06/14/2011

German government should finally ratify ILO Convention 169 on the rights of indigenous peoples

100th session of the International Labor Organization (ILO) of the United Nations:

Angela Merkel should use her participation in the historic 100th session of the UN International Labor Organization (ILO) in Geneva as an opportunity to finally take the long overdue step of initiating the German government's ratification of ILO Convention 169 on the rights the indigenous peoples worldwide. The Society for Threatened Peoples (STP) presented this appeal to the German chancellor last week. She is expected today in Geneva and will give a speech to the ILO.

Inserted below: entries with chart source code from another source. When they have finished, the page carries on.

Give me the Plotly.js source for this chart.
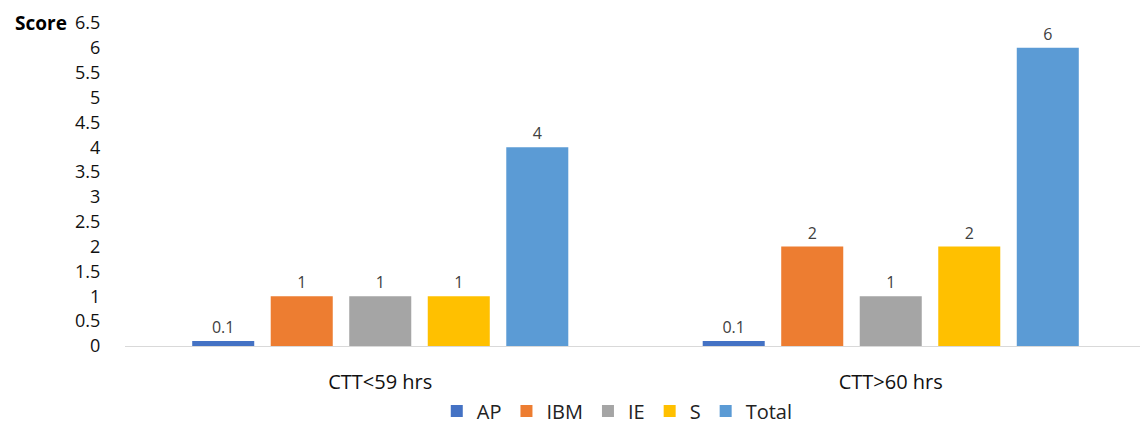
<!DOCTYPE html>
<html>
<head>
<meta charset="utf-8">
<script src="https://cdn.plot.ly/plotly-3.0.1.min.js"></script>
<style>html,body{margin:0;padding:0;background:#fff;}#chart{width:1140px;height:427px;}</style>
</head>
<body>
<div id="chart"></div>
<script>
const categories = ["CTT<59 hrs", "CTT>60 hrs"];
const seriesNames = ["AP", "IBM", "IE", "S", "Total"];
const AP = [0.1, 0.1];
const IBM = [1, 2];
const IE = [1, 1];
const S = [1, 2];
const Total = [4, 6];
const seriesValues = [AP, IBM, IE, S, Total];
const colors = ["#4472C4", "#ED7D31", "#A5A5A5", "#FFC000", "#5B9BD5"];
const yTicks = [0, 0.5, 1, 1.5, 2, 2.5, 3, 3.5, 4, 4.5, 5, 5.5, 6, 6.5];

const font = "'Open Sans', 'Noto Sans', sans-serif";

const traces = seriesNames.map((name, i) => ({
  type: "bar",
  name: name,
  x: categories,
  y: seriesValues[i],
  marker: {color: colors[i], line: {width: 0}},
  text: seriesValues[i].map(v => String(v)),
  textposition: "outside",
  textfont: {family: font, size: 16, color: "#404040"},
  cliponaxis: false,
  hoverinfo: "skip"
}));

const plotLeft = 125, plotWidth = 1015, catWidth = 510.5;

const layout = {
  width: 1140,
  height: 427,
  margin: {l: plotLeft, r: 1140 - plotLeft - plotWidth, t: 23, b: 81, pad: 0, autoexpand: false},
  paper_bgcolor: "#ffffff",
  plot_bgcolor: "#ffffff",
  barmode: "group",
  bargap: 0.231,
  bargroupgap: 0.21,
  showlegend: true,
  legend: {
    orientation: "h",
    x: 0.485, xanchor: "center",
    y: -0.201, yanchor: "middle",
    font: {family: font, size: 20, color: "#222222"},
    traceorder: "normal",
    itemclick: false
  },
  xaxis: {
    type: "category",
    range: [-0.5, -0.5 + plotWidth / catWidth],
    showgrid: false,
    zeroline: false,
    showline: true,
    linecolor: "#D9D9D9",
    linewidth: 1,
    ticks: "outside",
    ticklen: 18,
    tickcolor: "rgba(0,0,0,0)",
    tickfont: {family: font, size: 20, color: "#111111"},
    fixedrange: true
  },
  yaxis: {
    range: [0, 6.5],
    tickvals: yTicks,
    ticktext: yTicks.map(v => String(v)),
    showgrid: false,
    zeroline: false,
    showline: false,
    ticks: "outside",
    ticklen: 20,
    tickcolor: "rgba(0,0,0,0)",
    tickfont: {family: font, size: 18, color: "#111111"},
    fixedrange: true
  },
  annotations: [{
    text: "<b>Score</b>",
    xref: "paper", yref: "paper",
    x: -112 / plotWidth, xanchor: "left",
    y: 1, yanchor: "middle",
    showarrow: false,
    font: {family: font, size: 19, color: "#000000"}
  }]
};

Plotly.newPlot("chart", traces, layout, {displayModeBar: false, staticPlot: true});
</script>
</body>
</html>
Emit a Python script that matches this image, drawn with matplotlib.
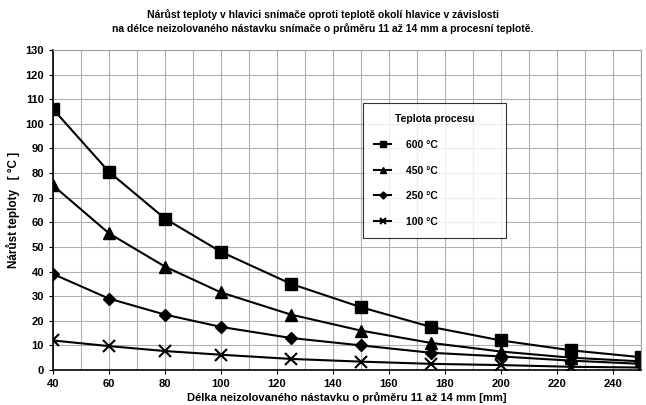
import matplotlib.pyplot as plt
import numpy as np

plt.rcParams['font.family'] = ['Liberation Sans', 'DejaVu Sans']
plt.rcParams['font.weight'] = 'bold'

delka = [40, 60, 80, 100, 125, 150, 175, 200, 225, 250]
t600 = [106, 80.5, 61.5, 48, 35, 25.5, 17.5, 12, 8, 5.2]
t450 = [75, 55.5, 42, 31.5, 22.5, 16, 11, 7.5, 5, 3.5]
t250 = [39, 29, 22.5, 17.5, 13, 10, 7, 5.5, 3.8, 2.5]
t100 = [12, 9.7, 7.7, 6.2, 4.5, 3.4, 2.5, 2, 1.3, 1]

fig = plt.figure(figsize=(6.46, 4.05), dpi=100)
ax = fig.add_axes([53/646, 1 - 370/405, 588/646, 320/405])

ax.plot(delka, t600, color='black', lw=1.5, marker='s', ms=8, label='600 °C')
ax.plot(delka, t450, color='black', lw=1.5, marker='^', ms=8, label='450 °C')
ax.plot(delka, t250, color='black', lw=1.5, marker='D', ms=6, label='250 °C')
ax.plot(delka, t100, color='black', lw=1.5, marker='x', ms=8, mew=1.5, label='100 °C')

ax.set_xlim(40, 250)
ax.set_ylim(0, 130)
ax.set_xticks(np.arange(40, 241, 20))
ax.set_xticks(np.arange(50, 251, 10), minor=True)
ax.set_yticks(np.arange(0, 131, 10))
ax.grid(True, which='both', color='#b0b0b0', lw=0.8)
ax.set_axisbelow(True)
ax.tick_params(which='minor', length=0)
ax.tick_params(labelsize=8, length=3)
for lab in ax.get_xticklabels() + ax.get_yticklabels():
    lab.set_fontweight('bold')

for s in ['top', 'right']:
    ax.spines[s].set_color('#a0a0a0')
ax.spines['left'].set_linewidth(1.2)
ax.spines['bottom'].set_linewidth(1.2)

ax.set_ylabel('Nárůst teploty   [ °C ]', fontsize=8.5, fontweight='bold', labelpad=4)
ax.set_xlabel('Délka neizolovaného nástavku o průměru 11 až 14 mm [mm]', fontsize=8,
              fontweight='bold', labelpad=2)

fig.text(0.5, 0.978, 'Nárůst teploty v hlavici snímače oproti teplotě okolí hlavice v závislosti\n'
         'na délce neizolovaného nástavku snímače o průměru 11 až 14 mm a procesní teplotě.',
         ha='center', va='top', fontsize=7.5, fontweight='bold', linespacing=1.35)

leg = ax.legend(title='Teplota procesu', loc='upper left',
                bbox_to_anchor=(0.527, 0.41, 0.243, 0.425), mode='expand', borderaxespad=0,
                fontsize=7.5, title_fontsize=7.5, frameon=True, fancybox=False,
                edgecolor='black', labelspacing=1.5, borderpad=1.1, handlelength=1.6,
                handletextpad=1.4, markerscale=0.6)
leg.get_frame().set_linewidth(0.8)
leg.get_title().set_fontweight('bold')
for t in leg.get_texts():
    t.set_fontweight('bold')

fig.savefig('out.png', dpi=100)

"Germany now has the chance to take a stand for the protection of the indigenous peoples who are persecuted, repressed or discriminated against in so many countries. We strongly hope that Ms. Merkel will not let this opportunity pass," says the head of the STP's Indigenous Peoples Section, Yvonne Bangert. Convention 169 is the strongest legal instrument of the UN defining a wide range of basic rights for the more than 350 million indigenous people throughout the world. Primary topics include their rights to traditional lands and the control over their natural resources, as well as autonomy, participation and democratization. Other important fundamental rights concern having their own political, commercial and social systems and the advancement of local production, social security, and access to education and healthcare.

In their Ninth Human Rights Report, released in August 2010, the German government reported that the roughly 5000 indigenous peoples in 70 countries around the world make up 4 percent of the global population. In numerous countries, they are wholly or partially denied political and social participation. "The "Indigenous and Tribal Peoples Convention, 1989", as ILO Convention 169 is formally known, is the only international agreement that has as its subject matter the comprehensive protection of the rights of indigenous peoples."

"Ratification of this convention has already been debated repeatedly in the Bundestag (the lower house of the German parliament), most recently on a motion from the SPD and Bündnis90/Green parties on 9 June 2011," explained Bangert. "But nothing has been done so far, even though the living conditions of indigenous peoples are directly or indirectly affected by German foreign, industrial, trade, environment and development policies." Germany should do as other industrialized nations – Spain, Denmark, Norway and the Netherlands – have done and ratify Convention 169 to show that the country has officially accepted and agrees to observe the rights the indigenous peoples. To date, a total of 22 nations have ratified ILO Convention 169.